Перемелется все, позабудется…
Но останется эта вот, рыжая,
У заборной калитки трава.
…Если плещется где-то Нева,
Если к ней долетают слова —
Это вам говорю из Парижа я
То, что сам понимаю едва.

Этим стихотворением Георгий Иванов открывает свой второй – и последний — парижский сборник «Портрет без сходства» (1950). И это, возможно, высшее достижение ивановского лиризма. Лиризма человека, перенесшего все беды и очистившегося настолько, что отнятое в жизни он начинает воспринимать как отчужденное в пользу стихов. (Поэтому смысл названия — «Портрет без сходства» — подразумевает приближение к «реальнейшему» портрету поэта, существующему как идеальный, чуждый земной падшести прообраз.)

Поздняя лирика Георгия Иванова — это еще одна эмиграция: в зону небытия, через границу, охраняемую изнутри искусством.

Эти стихи «ничего не предполагают, ни о какой звездной славе не ведают, и не тем, что ими сказано, а лишь самими собой, своим поэтическим, вопреки всему, бытием на ухо нам шепчут — накануне смерти — „есть поэзия"»,— писал Владимир Вейдле.

Он слишком настаивает на том, что подобного рода стихи могут существовать лишь в оппозиции к ходасевичевским или как их замещение.
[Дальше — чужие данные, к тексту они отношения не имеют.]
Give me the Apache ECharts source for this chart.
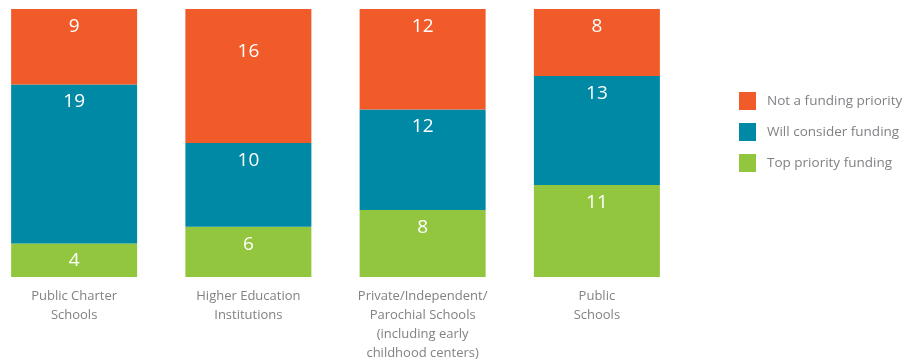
<!DOCTYPE html>
<html>
<head>
<meta charset="utf-8">
<script src="https://cdn.jsdelivr.net/npm/echarts@6/dist/echarts.min.js"></script>
<style>
  html, body { margin: 0; padding: 0; background: #fff; }
  #chart { width: 916px; height: 360px; }
</style>
</head>
<body>
<div id="chart"></div>
<script>
// Funding categories shown along the x axis
const categories = [
  'Public Charter\nSchools',
  'Higher Education\nInstitutions',
  'Private/Independent/\nParochial Schools\n(including early\nchildhood centers)',
  'Public\nSchools'
];

// Response counts per category, stacked bottom to top
const topPriority = [4, 6, 8, 11];
const willConsider = [19, 10, 12, 13];
const notPriority = [9, 16, 12, 8];

const seriesNames = ['Top priority funding', 'Will consider funding', 'Not a funding priority'];
const seriesColors = ['#93C63F', '#0089A4', '#F15A29'];
const seriesValues = [topPriority, willConsider, notPriority];

const font = '"Open Sans", "Noto Sans", sans-serif';

const chart = echarts.init(document.getElementById('chart'), null, { renderer: 'canvas' });

// The tallest segment carries its value label a little lower inside the bar
function buildData(values, seriesIndex) {
  return values.map((v, j) => {
    if (seriesIndex === 2 && j === 1) {
      return { value: v, label: { distance: 33 } };
    }
    return v;
  });
}

chart.setOption({
  animation: false,
  textStyle: { fontFamily: font },
  grid: {
    left: -13, top: 9, width: 697, height: 268,
    containLabel: false,
    outerBoundsMode: 'none'
  },
  xAxis: {
    type: 'category',
    data: categories,
    axisLine: { show: false },
    axisTick: { show: false },
    axisLabel: {
      margin: 10,
      color: '#808285',
      fontSize: 13,
      lineHeight: 19,
      fontFamily: font,
      interval: 0
    }
  },
  yAxis: {
    type: 'value',
    min: 0,
    max: 32,
    show: false,
    splitLine: { show: false }
  },
  legend: {
    orient: 'vertical',
    left: 739,
    top: 92,
    padding: 0,
    itemWidth: 17,
    itemHeight: 18,
    itemGap: 13,
    icon: 'rect',
    data: [seriesNames[2], seriesNames[1], seriesNames[0]],
    textStyle: { color: '#808285', fontSize: 13.5, fontFamily: font, padding: [0, 0, 0, 6] }
  },
  series: seriesNames.map((name, i) => ({
    name: name,
    type: 'bar',
    stack: 'total',
    barWidth: 126,
    data: buildData(seriesValues[i], i),
    itemStyle: { color: seriesColors[i] },
    label: {
      show: true,
      position: 'insideTop',
      distance: 8,
      color: '#ffffff',
      fontSize: 19,
      fontFamily: font
    }
  }))
});
</script>
</body>
</html>
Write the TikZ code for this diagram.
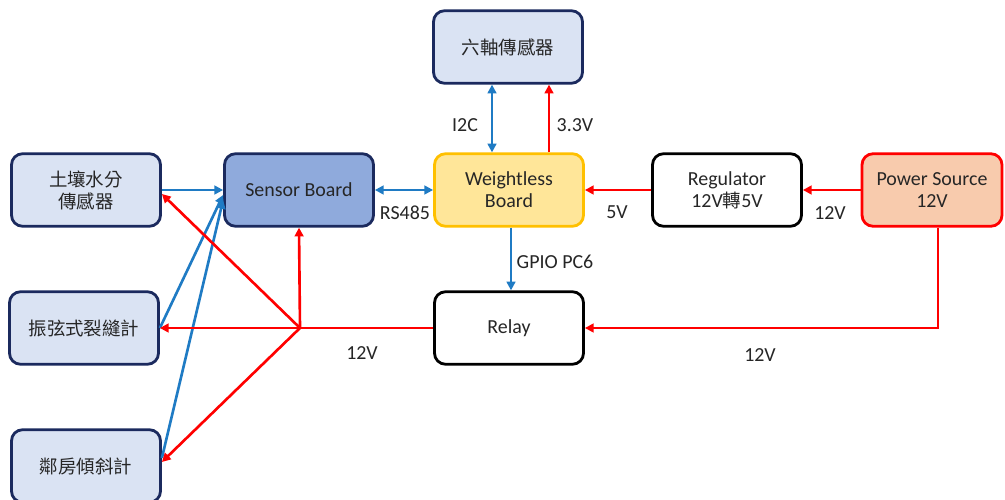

Поэтому и для финального аккорда Вейдле выбирает не самые выразительные образцы ивановского лиризма, но такие, в которых можно найти общее с манерой Ходасевича, например «Уплывают маленькие ялики…».

По мысли Вейдле, Ходасевич замолчал, потому что не захотел и не смог сказать последних и страшных слов о ремесле, которому отдал жизнь. Тех слов, что уже начал говорить и, заместив Ходасевича, выговорил до конца Георгий Иванов.

Ходасевич мог признать искусство трагическим делом, мог признать его делом, непонятным народу, но не бессмысленным и бесполезным, не леденцом для взрослых, как в сердцах отозвался Георгий Иванов.